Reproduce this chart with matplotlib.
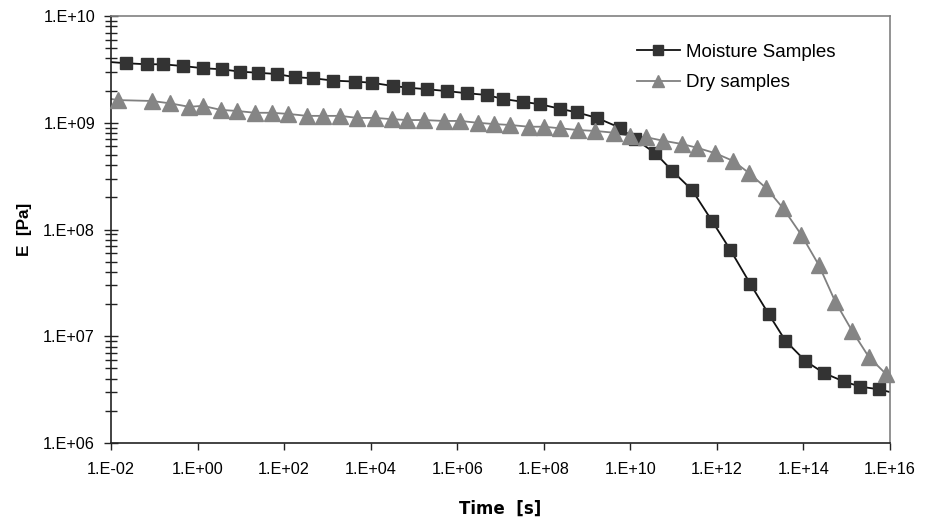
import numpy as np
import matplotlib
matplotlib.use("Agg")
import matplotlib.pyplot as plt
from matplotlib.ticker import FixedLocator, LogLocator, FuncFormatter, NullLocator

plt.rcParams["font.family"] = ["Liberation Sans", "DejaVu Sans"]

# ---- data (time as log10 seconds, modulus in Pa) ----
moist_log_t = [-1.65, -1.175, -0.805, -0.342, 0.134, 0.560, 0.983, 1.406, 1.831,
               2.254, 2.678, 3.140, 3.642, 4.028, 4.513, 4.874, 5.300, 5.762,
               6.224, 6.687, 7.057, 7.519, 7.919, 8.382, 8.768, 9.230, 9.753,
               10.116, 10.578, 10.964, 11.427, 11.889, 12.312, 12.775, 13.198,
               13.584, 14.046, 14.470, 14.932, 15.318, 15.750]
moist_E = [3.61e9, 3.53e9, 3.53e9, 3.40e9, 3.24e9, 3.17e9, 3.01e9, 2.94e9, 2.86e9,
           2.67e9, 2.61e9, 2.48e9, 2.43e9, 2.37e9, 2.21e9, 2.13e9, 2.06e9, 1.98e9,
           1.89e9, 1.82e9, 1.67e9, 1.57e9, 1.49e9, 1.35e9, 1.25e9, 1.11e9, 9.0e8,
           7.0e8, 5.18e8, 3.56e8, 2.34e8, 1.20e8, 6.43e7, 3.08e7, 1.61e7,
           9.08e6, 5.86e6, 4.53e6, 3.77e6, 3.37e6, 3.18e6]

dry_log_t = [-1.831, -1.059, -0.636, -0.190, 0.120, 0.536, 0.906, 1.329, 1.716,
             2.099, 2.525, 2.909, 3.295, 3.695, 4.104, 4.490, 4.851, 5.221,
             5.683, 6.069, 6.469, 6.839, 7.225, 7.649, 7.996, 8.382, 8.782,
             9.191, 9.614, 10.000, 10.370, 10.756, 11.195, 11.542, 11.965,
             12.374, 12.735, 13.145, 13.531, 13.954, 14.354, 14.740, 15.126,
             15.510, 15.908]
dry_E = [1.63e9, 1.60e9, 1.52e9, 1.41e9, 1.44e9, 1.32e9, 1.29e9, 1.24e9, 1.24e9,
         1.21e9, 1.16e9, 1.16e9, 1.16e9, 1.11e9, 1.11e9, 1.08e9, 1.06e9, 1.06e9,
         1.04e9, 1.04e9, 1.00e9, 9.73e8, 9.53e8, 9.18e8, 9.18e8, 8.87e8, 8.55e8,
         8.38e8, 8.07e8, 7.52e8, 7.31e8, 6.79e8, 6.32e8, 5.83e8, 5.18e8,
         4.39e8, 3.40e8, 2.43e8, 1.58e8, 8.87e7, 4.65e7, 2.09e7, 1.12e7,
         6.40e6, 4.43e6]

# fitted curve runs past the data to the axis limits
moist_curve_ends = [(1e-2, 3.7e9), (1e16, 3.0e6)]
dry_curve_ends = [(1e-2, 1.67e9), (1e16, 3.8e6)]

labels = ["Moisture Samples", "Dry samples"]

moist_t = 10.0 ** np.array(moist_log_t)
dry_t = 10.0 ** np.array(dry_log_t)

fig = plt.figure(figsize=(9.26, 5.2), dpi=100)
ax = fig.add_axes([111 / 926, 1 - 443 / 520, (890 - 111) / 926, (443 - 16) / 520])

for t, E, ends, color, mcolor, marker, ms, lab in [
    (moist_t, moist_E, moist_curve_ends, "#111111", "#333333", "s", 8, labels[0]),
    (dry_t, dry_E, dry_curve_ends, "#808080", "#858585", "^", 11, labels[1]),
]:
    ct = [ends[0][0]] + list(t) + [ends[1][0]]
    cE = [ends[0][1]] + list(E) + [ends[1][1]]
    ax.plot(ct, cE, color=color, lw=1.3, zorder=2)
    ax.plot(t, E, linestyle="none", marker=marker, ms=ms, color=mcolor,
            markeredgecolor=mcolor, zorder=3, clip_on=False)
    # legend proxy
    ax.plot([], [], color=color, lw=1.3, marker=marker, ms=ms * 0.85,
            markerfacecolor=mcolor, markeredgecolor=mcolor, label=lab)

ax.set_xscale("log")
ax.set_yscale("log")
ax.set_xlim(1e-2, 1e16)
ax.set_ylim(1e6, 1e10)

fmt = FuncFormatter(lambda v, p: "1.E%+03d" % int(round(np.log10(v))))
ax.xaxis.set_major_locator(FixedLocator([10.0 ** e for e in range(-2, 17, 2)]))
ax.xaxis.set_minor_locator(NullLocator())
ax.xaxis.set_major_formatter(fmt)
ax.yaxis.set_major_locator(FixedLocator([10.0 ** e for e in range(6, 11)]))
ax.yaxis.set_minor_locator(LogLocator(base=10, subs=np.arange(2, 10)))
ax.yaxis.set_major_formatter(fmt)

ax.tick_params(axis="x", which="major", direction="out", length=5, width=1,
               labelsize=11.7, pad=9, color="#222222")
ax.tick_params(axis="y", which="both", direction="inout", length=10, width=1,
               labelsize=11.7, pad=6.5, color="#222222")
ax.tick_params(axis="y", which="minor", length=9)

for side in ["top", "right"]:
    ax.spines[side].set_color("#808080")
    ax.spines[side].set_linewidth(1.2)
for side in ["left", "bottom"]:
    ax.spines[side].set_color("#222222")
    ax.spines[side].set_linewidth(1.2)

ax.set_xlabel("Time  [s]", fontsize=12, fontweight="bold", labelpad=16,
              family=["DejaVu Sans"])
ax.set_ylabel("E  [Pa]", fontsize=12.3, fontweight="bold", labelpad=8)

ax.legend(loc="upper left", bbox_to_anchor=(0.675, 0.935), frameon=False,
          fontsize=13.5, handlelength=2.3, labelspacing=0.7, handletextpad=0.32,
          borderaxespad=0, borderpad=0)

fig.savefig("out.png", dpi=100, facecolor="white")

※

Pick out every line of the listing containing the word "matplotlib", and show those lines.

* _Task response_:
Reproduce this chart with matplotlib.
import matplotlib
matplotlib.use("Agg")
import matplotlib.pyplot as plt
from matplotlib.ticker import FixedLocator, LogLocator, FuncFormatter, NullLocator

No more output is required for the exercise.